Wednesday, July 24, 2013

Elephant Scare



 In 1992, at the end of a ten-day hike around the Samburu camps of Kenya’s Mathews Range with three Samburu morans and three pack camels, I needed someone to drive me back to Nairobi, the country’s capital. So at dawn the next day, with Leneemi, Lekerepes, and Lalaur, I walked to a lodge in the Kittchich National Park to use its radio. For a while we moved cross-country, then followed a dirt road. As we waded through a river a Samburu man caught up with us. He said he was a game warden, and he joined our march. Here is what I wrote in my diary that day.
     On the other side of the river the road climbs out of the valley, littered every twenty meters or so with the dropping of elephants that came to drink earlier.  They are so fresh that the urine in which some of them sit has not yet soaked into the dusty ground. The warden looks around warily.
     "This is a dangerous time to walk this road," he tells me in English. "I cannot avoid it because last evening I got permission to spend the night home after work under the condition that I would be back to the lodge before eight, but you should not have come this early. Generally the elephants keep away from the road, but in the morning and evening they use it to go drink. Last evening, near here, I was charged by one. I had accidentally banged a can I was carrying, and the noise enraged him. Though I literally flew down the road, he was much faster. I threw myself into the underbrush, zigzagged for my life, and cut back to the road again. Looking back, I saw the elephant hesitate, and give up his pursuit. If we see elephants, do not speak, do not make noise, tread carefully, and they will keep quiet."

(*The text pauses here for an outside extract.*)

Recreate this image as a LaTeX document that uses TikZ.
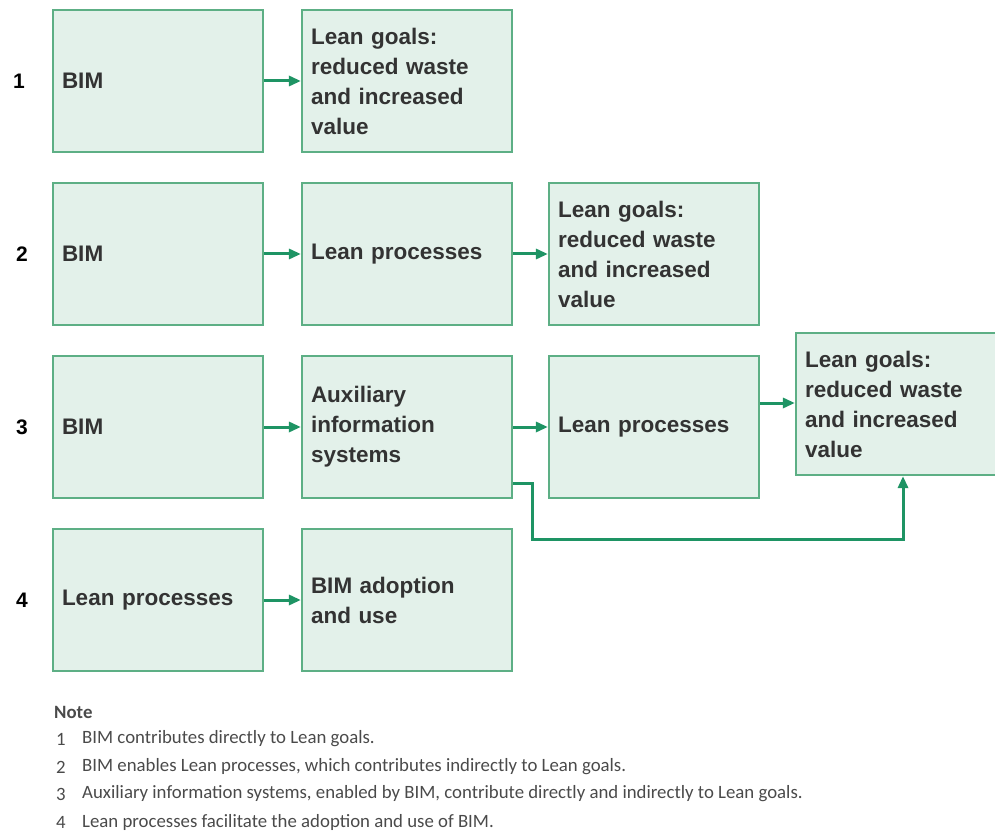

     Worried by his words, I scan the bush around for a possible escape road. But there are no trees big enough to climb, and the bush is so closed and thorny that to try to run through it before an elephant would be offering myself to it on a silver platter. I have not resolved what to do in case of an emergency when, on our left, in a clearing not 20 paces away, stands a huge elephant.
     Anguish silences us as if we had just heard a fatal verdict. Looking to the left, we walk as if on eggs--I, on shaky legs. The elephant is feeding. Though he eyes us suspiciously, he does not move. He would make a great picture, I think. And that reminds me of all the times I have had, in the face of danger, similar thoughts though not the courage to act upon them. I survived each time only to blame myself later for my timidity.
     Thus I stop, and while the Samburu walk on, subtly shaking their heads at me in silent reproach, I slowly point my camera at the elephant. I click once, but even that minor sound irritates it, for it lifts his head, shakes its huge ears, and takes three steps in my direction. Horrified, I resume a cautious march. Trying to look immobile, I stretch my steps as much as I can. I try to hurry without haste. Fortunately, the elephant reverts to its browsing. As soon as I lose sight of it around a bend of the path, I run after my companions. Suddenly, perhaps to dampen any further wish to take elephant pictures, they have plenty of elephant stories to tell me.
     "I knew a man," says the warden, "who fell asleep in the bush. An elephant came by, dragged him to a tree, and beat it against it to pulp."
     "Many a Samburu," says Leneemi, "facing alone with his spear a pride of lions threatening his herd, has frightened it away, but those who have seen a single infuriated elephant trample to death twenty of their cows have had no alternative but to run for their own lives."
     As predicted by the game warden, our return through the park much later is uneventful. We meet only three morans on a strenuous eight-day round trip to Marsabit, to the north-northeast, to buy spears from the famed local smiths. Like Leneemi and Lekerepes, they were circumcised and became moran only some months ago. The spears they are carrying were lent to them. Those spears are their only luggage. Their only food will be the milk they will get in Samburu camps, their only water that which they will find along the way, sometimes at great intervals. In the desert, where they will walk one exceptionally long day without either milk or water, they will risk their lives.